> _To do_
From the records below, copy every line that contains the word "this".

> _Task data_
:::::

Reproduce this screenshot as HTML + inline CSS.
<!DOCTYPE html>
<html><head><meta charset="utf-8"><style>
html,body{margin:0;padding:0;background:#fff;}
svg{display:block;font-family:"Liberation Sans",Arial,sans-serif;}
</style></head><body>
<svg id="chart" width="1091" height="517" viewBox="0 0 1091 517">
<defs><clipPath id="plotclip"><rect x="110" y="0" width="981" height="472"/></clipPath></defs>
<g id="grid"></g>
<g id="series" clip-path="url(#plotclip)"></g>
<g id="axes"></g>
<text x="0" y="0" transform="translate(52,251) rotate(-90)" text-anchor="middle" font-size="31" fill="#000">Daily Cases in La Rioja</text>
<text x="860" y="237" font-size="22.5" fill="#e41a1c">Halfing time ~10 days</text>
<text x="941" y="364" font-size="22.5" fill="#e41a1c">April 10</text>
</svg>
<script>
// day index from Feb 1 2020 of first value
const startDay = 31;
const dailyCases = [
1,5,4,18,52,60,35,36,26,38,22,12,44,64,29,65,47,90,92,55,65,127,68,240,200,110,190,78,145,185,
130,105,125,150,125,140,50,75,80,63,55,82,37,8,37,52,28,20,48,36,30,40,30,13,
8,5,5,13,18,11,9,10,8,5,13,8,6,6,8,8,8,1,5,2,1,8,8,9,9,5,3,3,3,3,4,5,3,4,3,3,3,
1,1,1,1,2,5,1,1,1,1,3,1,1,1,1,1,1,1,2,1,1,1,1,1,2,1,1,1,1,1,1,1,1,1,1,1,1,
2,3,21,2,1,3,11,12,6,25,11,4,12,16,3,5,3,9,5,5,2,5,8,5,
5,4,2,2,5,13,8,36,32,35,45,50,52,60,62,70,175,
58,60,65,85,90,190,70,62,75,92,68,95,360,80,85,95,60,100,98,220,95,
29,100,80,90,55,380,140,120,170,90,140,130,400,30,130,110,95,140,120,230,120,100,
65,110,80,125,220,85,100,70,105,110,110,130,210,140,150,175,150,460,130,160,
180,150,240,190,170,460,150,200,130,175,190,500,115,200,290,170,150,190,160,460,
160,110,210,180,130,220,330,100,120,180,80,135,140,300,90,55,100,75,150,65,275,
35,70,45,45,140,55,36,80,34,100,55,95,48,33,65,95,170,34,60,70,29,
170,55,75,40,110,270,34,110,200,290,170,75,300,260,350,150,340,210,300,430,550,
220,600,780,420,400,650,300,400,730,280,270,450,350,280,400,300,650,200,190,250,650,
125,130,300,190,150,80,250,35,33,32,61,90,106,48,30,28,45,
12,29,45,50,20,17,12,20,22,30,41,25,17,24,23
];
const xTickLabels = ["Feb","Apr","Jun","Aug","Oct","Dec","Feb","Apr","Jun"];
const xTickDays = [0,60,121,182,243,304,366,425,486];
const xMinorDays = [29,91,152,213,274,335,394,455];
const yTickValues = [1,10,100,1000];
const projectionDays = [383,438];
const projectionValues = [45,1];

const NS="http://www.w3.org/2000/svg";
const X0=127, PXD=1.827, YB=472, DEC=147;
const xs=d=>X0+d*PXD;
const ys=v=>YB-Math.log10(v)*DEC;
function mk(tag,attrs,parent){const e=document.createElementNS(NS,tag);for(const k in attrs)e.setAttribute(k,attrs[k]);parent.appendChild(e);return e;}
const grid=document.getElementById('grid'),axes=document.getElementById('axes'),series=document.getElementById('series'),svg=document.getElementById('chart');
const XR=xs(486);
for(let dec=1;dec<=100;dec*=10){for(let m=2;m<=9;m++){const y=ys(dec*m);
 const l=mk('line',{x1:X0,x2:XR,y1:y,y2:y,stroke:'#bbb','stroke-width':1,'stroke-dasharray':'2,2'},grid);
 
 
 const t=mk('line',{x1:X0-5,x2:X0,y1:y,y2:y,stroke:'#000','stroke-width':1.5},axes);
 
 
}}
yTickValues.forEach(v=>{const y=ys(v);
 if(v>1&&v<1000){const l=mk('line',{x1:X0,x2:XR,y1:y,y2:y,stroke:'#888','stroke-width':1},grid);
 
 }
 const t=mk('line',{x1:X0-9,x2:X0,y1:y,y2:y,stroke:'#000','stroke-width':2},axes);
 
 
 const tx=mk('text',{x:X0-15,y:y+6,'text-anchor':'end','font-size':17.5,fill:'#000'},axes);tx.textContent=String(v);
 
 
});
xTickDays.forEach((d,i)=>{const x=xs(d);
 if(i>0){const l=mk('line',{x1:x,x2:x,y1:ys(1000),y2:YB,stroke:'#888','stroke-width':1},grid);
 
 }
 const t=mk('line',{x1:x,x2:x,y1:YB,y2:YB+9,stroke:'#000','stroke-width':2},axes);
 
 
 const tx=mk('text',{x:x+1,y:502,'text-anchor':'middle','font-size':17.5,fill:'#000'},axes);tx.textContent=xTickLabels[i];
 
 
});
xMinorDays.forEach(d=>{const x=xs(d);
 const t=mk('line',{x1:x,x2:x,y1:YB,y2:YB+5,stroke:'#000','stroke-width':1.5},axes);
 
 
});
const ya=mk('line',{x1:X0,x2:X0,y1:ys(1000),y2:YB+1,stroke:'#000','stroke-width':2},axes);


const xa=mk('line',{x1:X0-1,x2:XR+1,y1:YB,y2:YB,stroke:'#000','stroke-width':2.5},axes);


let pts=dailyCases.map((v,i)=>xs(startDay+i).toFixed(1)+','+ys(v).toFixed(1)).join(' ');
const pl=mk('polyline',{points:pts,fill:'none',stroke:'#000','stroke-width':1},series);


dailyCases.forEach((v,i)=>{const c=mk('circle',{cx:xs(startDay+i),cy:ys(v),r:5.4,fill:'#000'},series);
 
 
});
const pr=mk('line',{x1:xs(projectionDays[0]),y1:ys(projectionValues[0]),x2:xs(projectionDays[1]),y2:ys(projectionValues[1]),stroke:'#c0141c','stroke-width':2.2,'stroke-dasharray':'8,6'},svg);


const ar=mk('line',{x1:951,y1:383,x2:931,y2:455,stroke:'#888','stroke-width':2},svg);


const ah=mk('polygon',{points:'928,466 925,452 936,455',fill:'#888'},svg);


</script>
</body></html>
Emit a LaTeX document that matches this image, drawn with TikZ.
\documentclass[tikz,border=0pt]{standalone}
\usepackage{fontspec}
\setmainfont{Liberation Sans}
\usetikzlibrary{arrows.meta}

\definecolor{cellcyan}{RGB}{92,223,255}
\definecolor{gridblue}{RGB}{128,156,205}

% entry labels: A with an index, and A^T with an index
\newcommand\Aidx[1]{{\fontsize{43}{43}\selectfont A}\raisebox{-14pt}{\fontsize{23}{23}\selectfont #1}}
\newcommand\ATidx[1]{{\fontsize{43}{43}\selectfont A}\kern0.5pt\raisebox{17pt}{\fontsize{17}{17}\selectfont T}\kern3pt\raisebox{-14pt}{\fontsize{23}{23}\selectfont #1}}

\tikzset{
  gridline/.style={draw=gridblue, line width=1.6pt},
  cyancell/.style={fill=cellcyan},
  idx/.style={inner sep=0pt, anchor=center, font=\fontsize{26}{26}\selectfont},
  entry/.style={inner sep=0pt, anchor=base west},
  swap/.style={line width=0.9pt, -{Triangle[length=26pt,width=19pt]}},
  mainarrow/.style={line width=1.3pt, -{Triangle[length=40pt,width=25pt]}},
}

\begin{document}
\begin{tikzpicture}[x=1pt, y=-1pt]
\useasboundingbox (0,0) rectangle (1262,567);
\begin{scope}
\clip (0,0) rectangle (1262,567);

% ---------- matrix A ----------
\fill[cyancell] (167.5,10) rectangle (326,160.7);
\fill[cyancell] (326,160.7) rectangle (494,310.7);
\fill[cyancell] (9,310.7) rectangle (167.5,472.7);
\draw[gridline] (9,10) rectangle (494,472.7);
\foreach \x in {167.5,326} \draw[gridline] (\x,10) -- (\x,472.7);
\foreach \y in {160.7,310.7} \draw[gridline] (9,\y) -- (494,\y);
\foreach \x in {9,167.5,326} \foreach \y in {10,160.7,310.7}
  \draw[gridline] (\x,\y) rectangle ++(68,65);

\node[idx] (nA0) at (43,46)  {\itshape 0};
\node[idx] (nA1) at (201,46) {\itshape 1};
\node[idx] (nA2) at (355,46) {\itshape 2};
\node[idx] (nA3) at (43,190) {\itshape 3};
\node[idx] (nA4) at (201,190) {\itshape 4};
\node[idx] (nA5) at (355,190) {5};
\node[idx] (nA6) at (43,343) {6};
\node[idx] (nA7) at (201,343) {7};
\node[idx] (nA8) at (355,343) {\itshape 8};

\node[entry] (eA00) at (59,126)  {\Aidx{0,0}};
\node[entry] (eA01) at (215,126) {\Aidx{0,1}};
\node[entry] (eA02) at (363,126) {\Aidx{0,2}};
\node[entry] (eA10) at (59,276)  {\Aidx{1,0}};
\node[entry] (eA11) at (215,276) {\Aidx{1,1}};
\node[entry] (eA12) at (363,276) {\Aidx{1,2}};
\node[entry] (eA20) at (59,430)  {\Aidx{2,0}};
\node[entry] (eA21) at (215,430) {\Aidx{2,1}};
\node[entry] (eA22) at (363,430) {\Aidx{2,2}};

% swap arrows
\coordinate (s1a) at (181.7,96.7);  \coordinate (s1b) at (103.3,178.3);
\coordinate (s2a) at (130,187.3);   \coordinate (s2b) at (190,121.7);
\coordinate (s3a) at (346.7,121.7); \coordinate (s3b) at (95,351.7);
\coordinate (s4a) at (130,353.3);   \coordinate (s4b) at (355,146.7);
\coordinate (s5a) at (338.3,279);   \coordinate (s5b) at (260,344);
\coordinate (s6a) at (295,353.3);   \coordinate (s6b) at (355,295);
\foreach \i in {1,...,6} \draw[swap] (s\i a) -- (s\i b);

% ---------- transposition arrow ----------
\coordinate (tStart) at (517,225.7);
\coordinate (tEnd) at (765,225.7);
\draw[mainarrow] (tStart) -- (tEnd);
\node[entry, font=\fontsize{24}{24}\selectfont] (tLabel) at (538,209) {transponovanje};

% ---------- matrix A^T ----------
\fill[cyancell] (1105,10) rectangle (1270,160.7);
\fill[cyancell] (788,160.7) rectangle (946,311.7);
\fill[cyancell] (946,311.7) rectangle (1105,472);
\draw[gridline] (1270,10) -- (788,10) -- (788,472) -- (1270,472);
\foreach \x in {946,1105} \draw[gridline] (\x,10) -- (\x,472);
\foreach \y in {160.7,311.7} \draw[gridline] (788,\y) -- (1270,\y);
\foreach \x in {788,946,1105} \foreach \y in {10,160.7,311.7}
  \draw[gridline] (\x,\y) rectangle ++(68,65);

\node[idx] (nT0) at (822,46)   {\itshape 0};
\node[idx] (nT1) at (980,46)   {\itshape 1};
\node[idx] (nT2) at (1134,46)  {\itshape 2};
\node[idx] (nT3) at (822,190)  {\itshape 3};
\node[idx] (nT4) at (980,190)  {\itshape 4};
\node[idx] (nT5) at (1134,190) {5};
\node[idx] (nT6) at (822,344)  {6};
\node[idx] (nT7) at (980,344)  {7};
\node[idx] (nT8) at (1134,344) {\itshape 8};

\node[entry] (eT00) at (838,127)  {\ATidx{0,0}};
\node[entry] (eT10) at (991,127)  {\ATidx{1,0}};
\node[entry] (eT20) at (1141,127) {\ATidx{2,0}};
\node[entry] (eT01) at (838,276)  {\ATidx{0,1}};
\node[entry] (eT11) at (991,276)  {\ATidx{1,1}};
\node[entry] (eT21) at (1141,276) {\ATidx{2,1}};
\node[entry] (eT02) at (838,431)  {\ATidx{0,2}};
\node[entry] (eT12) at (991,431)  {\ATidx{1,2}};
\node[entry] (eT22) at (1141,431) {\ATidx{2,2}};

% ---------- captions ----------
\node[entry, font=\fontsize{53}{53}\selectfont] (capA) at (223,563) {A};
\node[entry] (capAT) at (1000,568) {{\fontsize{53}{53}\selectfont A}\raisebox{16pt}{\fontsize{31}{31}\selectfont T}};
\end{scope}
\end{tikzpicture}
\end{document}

:::::

> _Full output_
Reproduce this screenshot as HTML + inline CSS.
Emit a LaTeX document that matches this image, drawn with TikZ.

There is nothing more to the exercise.